I was shocked, and we had a huge argument. Most of my cousins are fine with my attire, as are my aunts. Only Mom has a problem with it. I asked if she’d feel the same about a large man swimming without a T-shirt. She said it’s different for women.
Am I wrong for wanting to be comfortable in my childhood home? Mom should be proud to have a daughter who accepts herself as she is. Who is wrong here? — OFFENDED DAUGHTER IN CHICAGO
DEAR OFFENDED DAUGHTER: You are not wrong for wanting to be comfortable. But please remember that when you visit someone else’s home, that person’s wishes take precedence — even if it used to be your childhood home.
While you say you are comfortable in your own skin, it would be interesting to know what your physician thinks about your obesity. I suspect that your mother would be prouder of you if you were less complacent and more willing to do something about your weight problem.
I thought Jeanne’s first paragraph was reasonable and thought she’d follow it with a suggestion for Offended Daughter to have a calm conversation with her mother about how happy and comfortable she is with her body and enlist the help of the aunts and cousins who have no problem with how she dresses. Not to mention what a double standard it is to expect a fat woman to cover up while a fat man can walk around shirtless. That’s what I would advise.
However the second paragraph blew me away.

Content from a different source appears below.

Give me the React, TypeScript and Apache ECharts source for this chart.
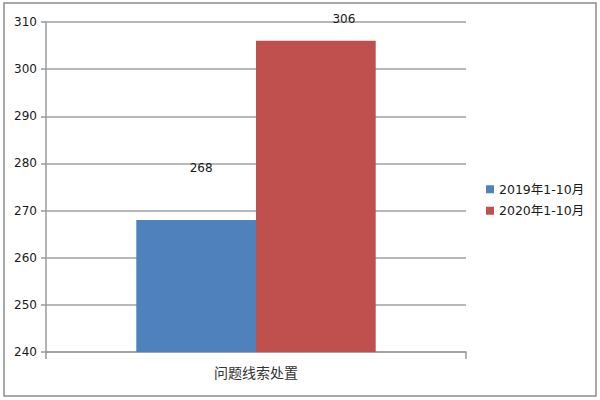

I had no idea Jeanne was psychic!
First of all, she’s under the belief that Offended Daughter is in poor health because she’s admittedly “60 or 70 pounds overweight” (assuming, of course, there’s such a thing as “normal weight”) and, naturally, her doctor would have something to say about it. Even if Jeanne is right, what does health have to do with how Offended Daughter views herself and her body or how she dresses? I’m fat and have diabetes… should I despise my body and hide it under burlap sacks? How ridiculous.
Secondly, Jeanne is certain that Offended Daughter is “complacent” (read “lazy”). It doesn’t occur to Jeanne that Offended Daughter could be eating fresh, wholesome foods every day, regularly participate in physical activity and have absolutely no health problems. But OF COURSE, we fatties do nothing but sit on the couch day after day, eating buckets of fried chicken, gallons of ice cream and all sorts of calorie laden food. Am I right?
I’d expect that kind of thinking from a bully or Reddit troll but not from the woman who’s “well-known for sound, compassionate advice, delivered with the straightforward style of a good friend”.
Here’s a suggestion for you Jeanne. Since you have the gift of psychic ability and can tell a person’s health just from a letter (way better than those who can determine health by looking at a photo), you should be able to retire comfortably by playing the winning numbers in the multi-million dollar lottery drawings. Because your advice is neither friendly, compassionate nor sound.